What is the Court's basis for jurisdiction in the case? My assumption is that it has to be incorporation. If so, I hardly see the judgment as some sort of first amendment victory. Anymore than I saw the Mortal Combat decision as a victory for free speech and freedom of expression. ...

(I did go to the story you linked in the OP, Lydia, and from there tried to download and read the judge's 12 page ruling, but to no avail. So I'm sort of working in the blind here.)

I'm sure incorporation is assumed, Terry. In fact, I almost made a comment about that.

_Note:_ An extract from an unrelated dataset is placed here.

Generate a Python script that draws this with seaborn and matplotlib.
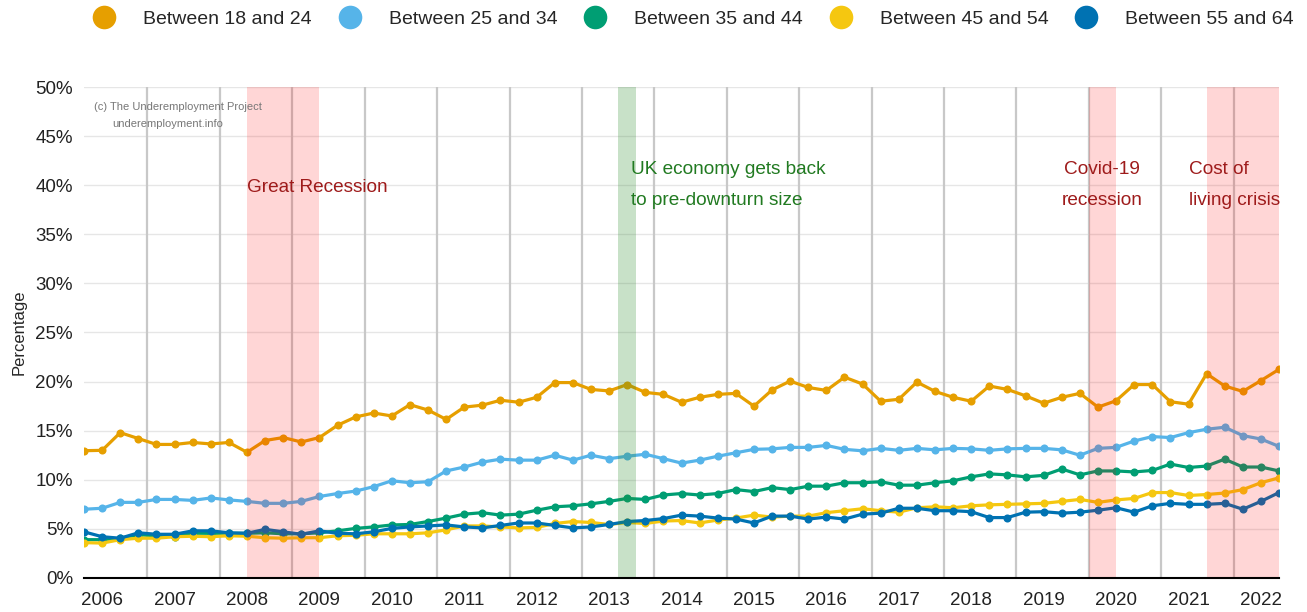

My relationship as a bit of a con-law layman geek to incorporation is twofold: On the one hand, I question it for originalist reasons. On the other hand, now that it is in place, it ought to be applied consistently. Incorporation in my opinion is not something like, say, Roe v.Wade, that is utterly evil and that we should hope courts will be inconsistent with because it is a matter of letting people commit murder. Incorporation is a little more analogous to laws against religious discrimination. There is a legitimate question as to whether such laws should exist ideally, but given that they do exist, the worst possible outcome is allowing discrimination against, say, Christians while disallowing discrimination against, say, Wiccans. Similarly, incorporation has been used to "outlaw" prayer in the public schools, to name only one thing. If incorporation cannot also be applied consistently to require a city government not to engage in prior restraint on anti-Muslim speech, then we'll get the kind of fake freedom that is the worst outcome of such rulings and laws. It's actually important in a sense that incorporation be applied at least semi-consistently if it's going to exist at all. Other questionable rulings (from an originalist perspective) aren't like that. Even if they are not murderous, like Roe, inconsistent application doesn't have the problems we would have here.

So, while I question incorporation, I don't blame legal firms that use precedents which assume it, so long as they use those precedents reasonably. *Given* the precedents, I think this one was a knock-down case.